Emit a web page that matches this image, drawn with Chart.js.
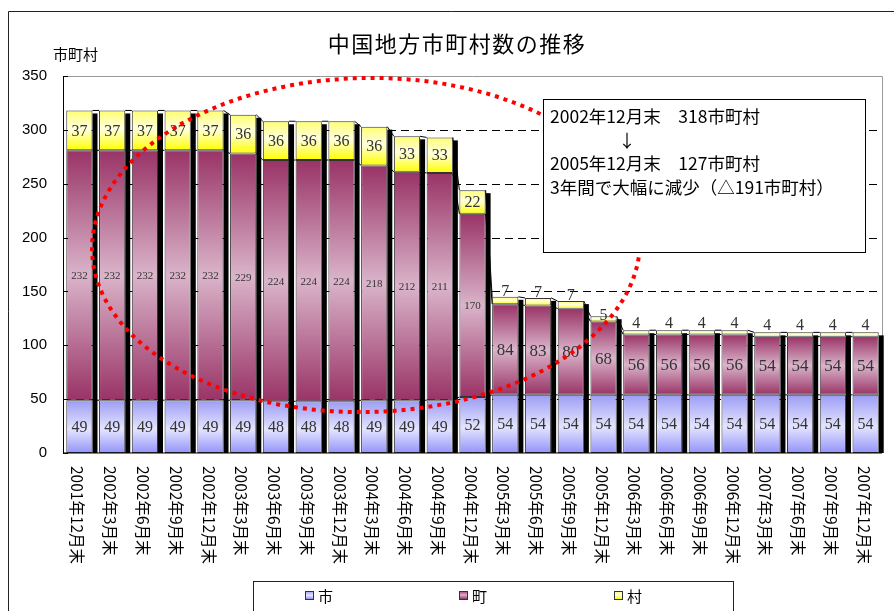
<!DOCTYPE html>
<html>
<head>
<meta charset="utf-8">
<script src="https://cdn.jsdelivr.net/npm/chart.js@4"></script>
<style>
  body { margin: 0; background: #fff; }
  #wrap { width: 894px; height: 611px; }
</style>
</head>
<body>
<div id="wrap"><canvas id="chart" width="894" height="611"></canvas></div>
<script>
// data
const categories = ['2001年12月末', '2002年3月末', '2002年6月末', '2002年9月末', '2002年12月末',
  '2003年3月末', '2003年6月末', '2003年9月末', '2003年12月末', '2004年3月末', '2004年6月末',
  '2004年9月末', '2004年12月末', '2005年3月末', '2005年6月末', '2005年9月末', '2005年12月末',
  '2006年3月末', '2006年6月末', '2006年9月末', '2006年12月末', '2007年3月末', '2007年6月末',
  '2007年9月末', '2007年12月末'];
const cities   = [49, 49, 49, 49, 49, 49, 48, 48, 48, 49, 49, 49, 52, 54, 54, 54, 54, 54, 54, 54, 54, 54, 54, 54, 54];
const towns    = [232, 232, 232, 232, 232, 229, 224, 224, 224, 218, 212, 211, 170, 84, 83, 80, 68, 56, 56, 56, 56, 54, 54, 54, 54];
const villages = [37, 37, 37, 37, 37, 36, 36, 36, 36, 36, 33, 33, 22, 7, 7, 7, 5, 4, 4, 4, 4, 4, 4, 4, 4];
const yMax = 350;
const yStep = 50;
const seriesNames = ['市', '町', '村'];
const noteLines = ['2002年12月末　318市町村', '↓', '2005年12月末　127市町村', '3年間で大幅に減少（△191市町村）'];

const JP = '"Noto Sans CJK JP", "Noto Sans", sans-serif';
const SERIF = '"Liberation Serif", "DejaVu Serif", serif';

const stopsCity    = [[0, '#9c9cf4'], [0.55, '#e4e4ff'], [1, '#9494fa']];
const stopsTown    = [[0, '#993366'], [0.5, '#dab4ca'], [1, '#993366']];
const stopsVillage = [[0, '#ffff70'], [0.45, '#ffffe0'], [1, '#ffff00']];

// per-bar vertical gradient, computed from the stack values through the y scale
function barGradient(stops) {
  return function(c) {
    const chart = c.chart;
    if (c.type !== 'data' || !chart.chartArea) return stops[1][1];
    const i = c.dataIndex, d = c.datasetIndex;
    let base = 0;
    for (let k = 0; k < d; k++) base += chart.data.datasets[k].data[i];
    const top = base + chart.data.datasets[d].data[i];
    const y = chart.scales.y;
    const g = chart.ctx.createLinearGradient(0, y.getPixelForValue(top), 0, y.getPixelForValue(base));
    stops.forEach(s => g.addColorStop(s[0], s[1]));
    return g;
  };
}

const SHADOW = 5;

const decor = {
  id: 'decor',
  beforeDraw(chart) {
    const ctx = chart.ctx;
    ctx.save();
    ctx.fillStyle = '#fff';
    ctx.fillRect(0, 0, chart.width, chart.height);
    // outer frame
    ctx.strokeStyle = '#222';
    ctx.lineWidth = 1;
    ctx.beginPath();
    ctx.moveTo(8.5, chart.height);
    ctx.lineTo(8.5, 11.5);
    ctx.lineTo(chart.width, 11.5);
    ctx.stroke();
    ctx.restore();
  },
  beforeDatasetsDraw(chart) {
    const ctx = chart.ctx;
    const a = chart.chartArea;
    const y = chart.scales.y;
    ctx.save();
    // dashed grid
    ctx.strokeStyle = '#000';
    ctx.lineWidth = 1;
    ctx.setLineDash([8, 5]);
    for (let v = yStep; v < yMax; v += yStep) {
      const py = Math.round(y.getPixelForValue(v)) + 0.5;
      ctx.beginPath();
      ctx.moveTo(a.left, py);
      ctx.lineTo(a.right, py);
      ctx.stroke();
    }
    ctx.setLineDash([]);
    // plot frame: grey top/right
    ctx.strokeStyle = '#999';
    ctx.beginPath();
    ctx.moveTo(a.left, Math.round(a.top) + 0.5);
    ctx.lineTo(Math.round(a.right) + 0.5, Math.round(a.top) + 0.5);
    ctx.lineTo(Math.round(a.right) + 0.5, a.bottom);
    ctx.stroke();
    // shadows behind each stack
    const top = chart.getDatasetMeta(2).data;
    const bottom = chart.getDatasetMeta(0).data;
    ctx.fillStyle = '#000';
    top.forEach((el, i) => {
      const x = el.x + el.width / 2;
      ctx.fillRect(x, el.y + 3, SHADOW, bottom[i].base - el.y - 3);
    });
    ctx.restore();
  },
  afterDatasetsDraw(chart) {
    const ctx = chart.ctx;
    const a = chart.chartArea;
    const y = chart.scales.y;
    ctx.save();
    // series lines between neighbouring bars
    ctx.strokeStyle = '#000';
    ctx.lineWidth = 1;
    for (let d = 0; d < 3; d++) {
      const els = chart.getDatasetMeta(d).data;
      for (let i = 0; i < els.length - 1; i++) {
        ctx.beginPath();
        ctx.moveTo(els[i].x + els[i].width / 2, els[i].y);
        ctx.lineTo(els[i + 1].x - els[i + 1].width / 2, els[i + 1].y);
        ctx.stroke();
      }
    }
    // axes
    ctx.beginPath();
    ctx.moveTo(Math.round(a.left) + 0.5, a.top);
    ctx.lineTo(Math.round(a.left) + 0.5, a.bottom);
    ctx.lineTo(a.right, a.bottom);
    ctx.stroke();
    for (let v = 0; v <= yMax; v += yStep) {
      const py = Math.round(y.getPixelForValue(v)) + 0.5;
      ctx.beginPath();
      ctx.moveTo(a.left, py);
      ctx.lineTo(a.left + 5, py);
      ctx.stroke();
    }
    // value labels
    ctx.fillStyle = '#333';
    ctx.textAlign = 'center';
    ctx.textBaseline = 'middle';
    chart.data.datasets.forEach((ds, d) => {
      chart.getDatasetMeta(d).data.forEach((el, i) => {
        const v = ds.data[i];
        let size = 16;
        if (d === 1) size = i <= 12 ? 11 : 17;
        let cy = (el.y + el.base) / 2;
        if (v < 10) cy -= v === 5 ? 4 : 10;
        ctx.font = size + 'px ' + SERIF;
        ctx.fillText(String(v), el.x, cy + 1);
      });
    });
    ctx.restore();
  },
  afterDraw(chart) {
    const ctx = chart.ctx;
    const x = chart.scales.x;
    ctx.save();
    // title
    ctx.fillStyle = '#000';
    ctx.textAlign = 'center';
    ctx.textBaseline = 'middle';
    ctx.font = '22px ' + JP;
    ctx.letterSpacing = '1.5px';
    ctx.fillText('中国地方市町村数の推移', 457, 44);
    ctx.letterSpacing = '0px';
    // y axis title
    ctx.font = '15px ' + JP;
    ctx.textAlign = 'left';
    ctx.fillText('市町村', 53, 54);
    // category labels, turned clockwise
    ctx.font = '15.5px ' + JP;
    categories.forEach((lab, i) => {
      ctx.save();
      ctx.translate(x.getPixelForValue(i) - 2, 466);
      ctx.rotate(Math.PI / 2);
      ctx.textAlign = 'left';
      ctx.textBaseline = 'middle';
      ctx.fillText(lab, 0, 0);
      ctx.restore();
    });
    // dotted red ellipse
    ctx.strokeStyle = '#ff0000';
    ctx.lineWidth = 4;
    ctx.setLineDash([4, 5]);
    ctx.beginPath();
    ctx.ellipse(366, 245, 274, 167, -0.02, 0, Math.PI * 2);
    ctx.stroke();
    ctx.setLineDash([]);
    // note box
    ctx.fillStyle = '#fff';
    ctx.fillRect(543, 99, 323, 154);
    ctx.strokeStyle = '#000';
    ctx.lineWidth = 1;
    ctx.strokeRect(543.5, 99.5, 322, 153);
    ctx.fillStyle = '#000';
    ctx.font = '17.5px ' + JP;
    ctx.textAlign = 'left';
    ctx.fillText(noteLines[0], 550, 116);
    ctx.textAlign = 'center';
    ctx.fillText(noteLines[1], 627, 140);
    ctx.textAlign = 'left';
    ctx.fillText(noteLines[2], 550, 163);
    ctx.fillText(noteLines[3], 550, 187);
    // legend
    ctx.strokeStyle = '#222';
    ctx.strokeRect(253.5, 581.5, 480, 40);
    const stops = [stopsCity, stopsTown, stopsVillage];
    const lx = [305, 459, 614];
    seriesNames.forEach((name, k) => {
      const g = ctx.createLinearGradient(0, 591, 0, 599);
      stops[k].forEach(s => g.addColorStop(s[0], s[1]));
      ctx.fillStyle = g;
      ctx.fillRect(lx[k], 591, 8, 8);
      ctx.strokeStyle = '#333';
      ctx.strokeRect(lx[k] + 0.5, 591.5, 8, 8);
      ctx.fillStyle = '#000';
      ctx.font = '15px ' + JP;
      ctx.textAlign = 'left';
      ctx.textBaseline = 'middle';
      ctx.fillText(name, lx[k] + 13, 596);
    });
    ctx.restore();
  }
};

new Chart(document.getElementById('chart'), {
  type: 'bar',
  data: {
    labels: categories,
    datasets: [
      { label: seriesNames[0], data: cities, backgroundColor: barGradient(stopsCity) },
      { label: seriesNames[1], data: towns, backgroundColor: barGradient(stopsTown) },
      { label: seriesNames[2], data: villages, backgroundColor: barGradient(stopsVillage) }
    ]
  },
  options: {
    responsive: false,
    animation: false,
    layout: { padding: { top: 76, left: 0, right: 12, bottom: 158 } },
    datasets: {
      bar: {
        borderColor: '#333',
        borderWidth: 1,
        borderSkipped: false,
        categoryPercentage: 1,
        barPercentage: 0.8
      }
    },
    plugins: {
      legend: { display: false },
      title: { display: false },
      tooltip: { enabled: false }
    },
    scales: {
      x: { stacked: true, display: false },
      y: {
        stacked: true,
        min: 0,
        max: yMax,
        afterFit(s) { s.width = 63; },
        grid: { display: false, drawTicks: false },
        border: { display: false },
        ticks: {
          stepSize: yStep,
          padding: 16,
          color: '#000',
          font: { family: '"Liberation Sans", Arial, sans-serif', size: 15 }
        }
      }
    }
  },
  plugins: [decor]
});
</script>
</body>
</html>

--

- EXERCISE TASK -
Leave out the pictures, then repeat the listing above exactly from its first line to the line with "[0.45, '#ffffe0'], [1, '#ffff00']];", inclusive.

- OUTPUT OF THE TASK -
Emit a web page that matches this image, drawn with Chart.js.
<!DOCTYPE html>
<html>
<head>
<meta charset="utf-8">
<script src="https://cdn.jsdelivr.net/npm/chart.js@4"></script>
<style>
  body { margin: 0; background: #fff; }
  #wrap { width: 894px; height: 611px; }
</style>
</head>
<body>
<div id="wrap"><canvas id="chart" width="894" height="611"></canvas></div>
<script>
// data
const categories = ['2001年12月末', '2002年3月末', '2002年6月末', '2002年9月末', '2002年12月末',
  '2003年3月末', '2003年6月末', '2003年9月末', '2003年12月末', '2004年3月末', '2004年6月末',
  '2004年9月末', '2004年12月末', '2005年3月末', '2005年6月末', '2005年9月末', '2005年12月末',
  '2006年3月末', '2006年6月末', '2006年9月末', '2006年12月末', '2007年3月末', '2007年6月末',
  '2007年9月末', '2007年12月末'];
const cities   = [49, 49, 49, 49, 49, 49, 48, 48, 48, 49, 49, 49, 52, 54, 54, 54, 54, 54, 54, 54, 54, 54, 54, 54, 54];
const towns    = [232, 232, 232, 232, 232, 229, 224, 224, 224, 218, 212, 211, 170, 84, 83, 80, 68, 56, 56, 56, 56, 54, 54, 54, 54];
const villages = [37, 37, 37, 37, 37, 36, 36, 36, 36, 36, 33, 33, 22, 7, 7, 7, 5, 4, 4, 4, 4, 4, 4, 4, 4];
const yMax = 350;
const yStep = 50;
const seriesNames = ['市', '町', '村'];
const noteLines = ['2002年12月末　318市町村', '↓', '2005年12月末　127市町村', '3年間で大幅に減少（△191市町村）'];

const JP = '"Noto Sans CJK JP", "Noto Sans", sans-serif';
const SERIF = '"Liberation Serif", "DejaVu Serif", serif';

const stopsCity    = [[0, '#9c9cf4'], [0.55, '#e4e4ff'], [1, '#9494fa']];
const stopsTown    = [[0, '#993366'], [0.5, '#dab4ca'], [1, '#993366']];
const stopsVillage = [[0, '#ffff70'], [0.45, '#ffffe0'], [1, '#ffff00']];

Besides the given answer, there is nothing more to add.